[Entries taken from a collection]

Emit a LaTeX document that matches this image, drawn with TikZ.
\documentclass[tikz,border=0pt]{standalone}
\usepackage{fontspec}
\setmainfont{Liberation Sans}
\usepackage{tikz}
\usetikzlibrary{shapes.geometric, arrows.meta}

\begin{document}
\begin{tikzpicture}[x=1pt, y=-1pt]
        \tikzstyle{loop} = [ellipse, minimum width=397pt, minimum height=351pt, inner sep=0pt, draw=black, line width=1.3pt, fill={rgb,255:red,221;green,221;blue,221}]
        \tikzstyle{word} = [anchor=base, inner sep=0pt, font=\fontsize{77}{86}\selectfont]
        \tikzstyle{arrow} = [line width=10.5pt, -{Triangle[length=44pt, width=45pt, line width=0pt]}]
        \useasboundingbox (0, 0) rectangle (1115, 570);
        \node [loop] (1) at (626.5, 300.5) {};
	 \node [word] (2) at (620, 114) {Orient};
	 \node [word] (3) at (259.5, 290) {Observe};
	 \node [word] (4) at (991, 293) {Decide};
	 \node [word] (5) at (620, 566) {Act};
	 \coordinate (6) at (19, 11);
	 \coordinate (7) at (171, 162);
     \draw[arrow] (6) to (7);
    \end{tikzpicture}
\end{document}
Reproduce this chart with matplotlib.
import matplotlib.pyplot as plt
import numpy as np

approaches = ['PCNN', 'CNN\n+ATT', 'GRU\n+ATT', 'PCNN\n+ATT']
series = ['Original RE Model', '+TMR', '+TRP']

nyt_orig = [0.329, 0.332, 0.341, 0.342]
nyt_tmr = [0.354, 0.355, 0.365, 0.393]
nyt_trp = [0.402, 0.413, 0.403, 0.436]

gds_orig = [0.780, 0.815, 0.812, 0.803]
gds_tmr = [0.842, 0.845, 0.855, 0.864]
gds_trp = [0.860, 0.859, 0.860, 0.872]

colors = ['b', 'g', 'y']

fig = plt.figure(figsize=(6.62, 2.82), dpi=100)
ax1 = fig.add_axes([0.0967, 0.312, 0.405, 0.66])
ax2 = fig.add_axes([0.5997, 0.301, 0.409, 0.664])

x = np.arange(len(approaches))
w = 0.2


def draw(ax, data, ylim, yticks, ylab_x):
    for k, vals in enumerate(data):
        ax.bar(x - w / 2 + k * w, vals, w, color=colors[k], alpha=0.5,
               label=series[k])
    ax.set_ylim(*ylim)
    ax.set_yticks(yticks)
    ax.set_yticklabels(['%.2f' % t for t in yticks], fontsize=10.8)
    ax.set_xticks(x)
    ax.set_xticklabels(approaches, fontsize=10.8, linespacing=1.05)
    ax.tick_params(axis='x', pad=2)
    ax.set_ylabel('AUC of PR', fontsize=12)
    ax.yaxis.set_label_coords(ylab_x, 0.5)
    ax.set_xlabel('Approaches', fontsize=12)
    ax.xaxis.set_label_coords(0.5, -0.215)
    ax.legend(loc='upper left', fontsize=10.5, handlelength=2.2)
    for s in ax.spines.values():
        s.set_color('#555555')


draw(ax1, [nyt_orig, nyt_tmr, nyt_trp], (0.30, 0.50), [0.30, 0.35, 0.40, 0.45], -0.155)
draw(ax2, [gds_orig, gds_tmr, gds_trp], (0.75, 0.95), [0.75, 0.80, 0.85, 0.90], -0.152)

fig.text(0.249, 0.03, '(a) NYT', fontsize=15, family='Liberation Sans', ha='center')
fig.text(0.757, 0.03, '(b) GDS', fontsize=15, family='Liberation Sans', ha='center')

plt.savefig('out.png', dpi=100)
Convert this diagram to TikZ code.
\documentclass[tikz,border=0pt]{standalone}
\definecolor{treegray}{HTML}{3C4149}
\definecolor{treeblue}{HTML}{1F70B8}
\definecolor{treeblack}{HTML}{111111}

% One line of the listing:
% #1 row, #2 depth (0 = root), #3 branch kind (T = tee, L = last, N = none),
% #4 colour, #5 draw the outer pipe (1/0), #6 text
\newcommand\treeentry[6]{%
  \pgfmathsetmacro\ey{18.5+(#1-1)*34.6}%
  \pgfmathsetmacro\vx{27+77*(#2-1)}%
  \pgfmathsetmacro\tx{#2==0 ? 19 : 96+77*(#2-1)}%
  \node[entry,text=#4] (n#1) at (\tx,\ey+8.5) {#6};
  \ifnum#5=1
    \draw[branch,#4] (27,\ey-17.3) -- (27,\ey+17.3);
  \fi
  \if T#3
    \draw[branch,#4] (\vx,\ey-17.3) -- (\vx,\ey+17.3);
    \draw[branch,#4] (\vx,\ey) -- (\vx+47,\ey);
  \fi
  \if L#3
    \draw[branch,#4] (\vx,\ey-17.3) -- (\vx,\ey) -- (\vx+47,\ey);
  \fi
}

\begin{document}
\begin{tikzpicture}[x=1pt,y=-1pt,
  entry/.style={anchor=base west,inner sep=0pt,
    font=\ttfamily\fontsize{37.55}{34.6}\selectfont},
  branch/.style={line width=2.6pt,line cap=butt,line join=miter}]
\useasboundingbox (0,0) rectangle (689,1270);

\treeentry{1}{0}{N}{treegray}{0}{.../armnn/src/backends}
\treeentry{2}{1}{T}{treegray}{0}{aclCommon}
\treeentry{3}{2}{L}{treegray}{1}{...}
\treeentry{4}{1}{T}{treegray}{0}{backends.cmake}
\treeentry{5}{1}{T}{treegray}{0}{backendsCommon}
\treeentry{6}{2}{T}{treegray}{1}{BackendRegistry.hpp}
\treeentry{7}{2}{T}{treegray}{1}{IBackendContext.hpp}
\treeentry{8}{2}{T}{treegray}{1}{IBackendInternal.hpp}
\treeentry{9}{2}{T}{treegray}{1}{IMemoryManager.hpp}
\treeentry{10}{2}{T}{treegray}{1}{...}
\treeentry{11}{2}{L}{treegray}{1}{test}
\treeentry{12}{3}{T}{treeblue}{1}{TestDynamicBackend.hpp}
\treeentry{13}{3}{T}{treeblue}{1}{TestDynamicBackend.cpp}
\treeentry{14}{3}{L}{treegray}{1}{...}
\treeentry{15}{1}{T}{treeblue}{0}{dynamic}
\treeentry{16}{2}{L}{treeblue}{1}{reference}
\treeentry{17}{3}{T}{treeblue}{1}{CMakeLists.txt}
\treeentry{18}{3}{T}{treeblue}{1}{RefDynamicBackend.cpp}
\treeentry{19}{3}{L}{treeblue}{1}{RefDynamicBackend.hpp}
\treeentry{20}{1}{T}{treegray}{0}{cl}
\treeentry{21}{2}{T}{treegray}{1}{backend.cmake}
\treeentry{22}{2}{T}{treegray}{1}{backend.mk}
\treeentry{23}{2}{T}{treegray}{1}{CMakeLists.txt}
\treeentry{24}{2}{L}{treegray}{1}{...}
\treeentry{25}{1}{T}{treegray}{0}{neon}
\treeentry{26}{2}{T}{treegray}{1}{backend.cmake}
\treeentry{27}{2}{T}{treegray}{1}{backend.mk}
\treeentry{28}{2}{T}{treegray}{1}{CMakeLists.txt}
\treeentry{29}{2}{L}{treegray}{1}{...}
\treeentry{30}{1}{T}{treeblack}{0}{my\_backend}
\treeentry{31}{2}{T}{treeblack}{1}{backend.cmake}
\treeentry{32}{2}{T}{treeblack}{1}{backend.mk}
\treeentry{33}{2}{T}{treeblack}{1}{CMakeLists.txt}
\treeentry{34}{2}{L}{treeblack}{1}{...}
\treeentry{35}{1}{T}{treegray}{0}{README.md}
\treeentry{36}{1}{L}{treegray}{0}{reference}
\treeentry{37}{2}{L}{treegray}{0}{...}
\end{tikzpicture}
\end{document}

The problem:
Exactly as written, quote the lines from the one that has "Convert this diagram to TikZ code." down to the one that has "(0,0) rectangle (689,1270);", and include both.

Completed task:
Convert this diagram to TikZ code.
\documentclass[tikz,border=0pt]{standalone}
\definecolor{treegray}{HTML}{3C4149}
\definecolor{treeblue}{HTML}{1F70B8}
\definecolor{treeblack}{HTML}{111111}

% One line of the listing:
% #1 row, #2 depth (0 = root), #3 branch kind (T = tee, L = last, N = none),
% #4 colour, #5 draw the outer pipe (1/0), #6 text
\newcommand\treeentry[6]{%
  \pgfmathsetmacro\ey{18.5+(#1-1)*34.6}%
  \pgfmathsetmacro\vx{27+77*(#2-1)}%
  \pgfmathsetmacro\tx{#2==0 ? 19 : 96+77*(#2-1)}%
  \node[entry,text=#4] (n#1) at (\tx,\ey+8.5) {#6};
  \ifnum#5=1
    \draw[branch,#4] (27,\ey-17.3) -- (27,\ey+17.3);
  \fi
  \if T#3
    \draw[branch,#4] (\vx,\ey-17.3) -- (\vx,\ey+17.3);
    \draw[branch,#4] (\vx,\ey) -- (\vx+47,\ey);
  \fi
  \if L#3
    \draw[branch,#4] (\vx,\ey-17.3) -- (\vx,\ey) -- (\vx+47,\ey);
  \fi
}

\begin{document}
\begin{tikzpicture}[x=1pt,y=-1pt,
  entry/.style={anchor=base west,inner sep=0pt,
    font=\ttfamily\fontsize{37.55}{34.6}\selectfont},
  branch/.style={line width=2.6pt,line cap=butt,line join=miter}]
\useasboundingbox (0,0) rectangle (689,1270);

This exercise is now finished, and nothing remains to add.